I also find it hard to understand how the Commack PTA can support the proposed budget considering the budget is taking programs, clubs and teachers away from our children. Isn’t the PTA supposed to be looking out for the best interest of our children? Yet has the PTA ever stood up against and questioned the district’s fiscal irresponsibility and wasteful spending? Has the PTA ever recommended the community vote NO to any proposed budget? The answer is No. Instead, they have continuously facilitated the status quo.
The PTA’s complicity is evidenced by the e-mail blast that the PTA sent out yesterday telling the community to vote for the budget and also implying the community should not to elect Mr. Fusco to the Board because he’s opposes the budget. The PTA disingenuously fails to explain that Mr. Fusco stated that he could not support the budget because it gives raises to staff while cutting programs for children. Is that unreasonable? Shouldn’t the PTA’s position be the same? Why is the PTA not questioning Ms. Guber’s record over the past 6 years? What has she done to warrant a third 3-year term? How can the PTA urge people to vote for Ms. Guber when she believes it's better to keep overpaying employees rather than putting the money towards classes and programs? The PTA’s e-mail is also entirely improper and unethical, as the PTA is not permitted to endorse any Board candidates. By doing so the PTA had now impugned their own credibility and shown their true colors insofar as they are not acting independently from the District, but are plainly nothing more than an extension of it.
The PTA has also adopted the same scare tactics the district uses, i.e., if the budget is not approved then the kids will suffer because then there will be more cuts.

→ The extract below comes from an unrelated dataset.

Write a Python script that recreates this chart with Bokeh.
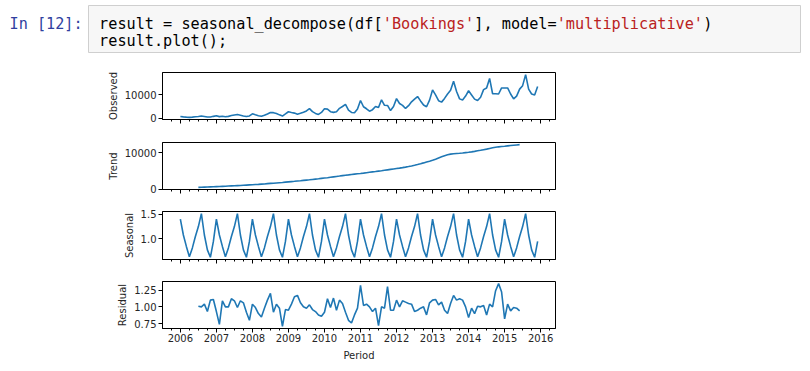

So now the PTA has chosen to point the same proverbial gun to our kids’ heads that the District has repeatedly used every year to get the budget passed. Yet, every year we are back in the same place facing the same situation. How many times are we going to be held hostage by this hollow argument that perpetuates the never ending cycle of wasteful spending that always leads to budget increases, higher taxes, program cuts and teacher layoffs? A defeat of the budget on May 15 will not “decimate our schools” or put Commack on austerity. To the contrary, it will create an opportunity, before a second vote is held, for more discussion and negotiations with the unions, who will then be constrained to make concessions or see more of its members lose their jobs. The plain truth is that the district employees have it within their power to avoid the consequences of an austerity budget, but will only be compelled to do so if the budget fails.
The voices of the Commack community need to be heard. Sadly, last year only 4,500 eligible voters turned out of over 20,000. This year we should not let 4,500 people decide the fate of over 20,000. If you have no problem with the past six-years’ 32% increase in the school budget, 27% increase in property taxes, and the fiscally irresponsible way the district awards salaries to its employees at the expense of making cuts to classes, programs, and teachers, then go ahead and vote for the budget and Ms. Guber.
If you have had enough of these unjustified increases and wasteful spending of your tax dollars and want to see: (1) our children be put first; (2) a stop to student program cuts; (3) better education for students; (4) common sense fiscal responsibility; (5) more transparency; (6) school district costs controlled; and (7) a stop to rising school property taxes; then Vote for Change by voting No to the budget and Yes to Dan Fusco.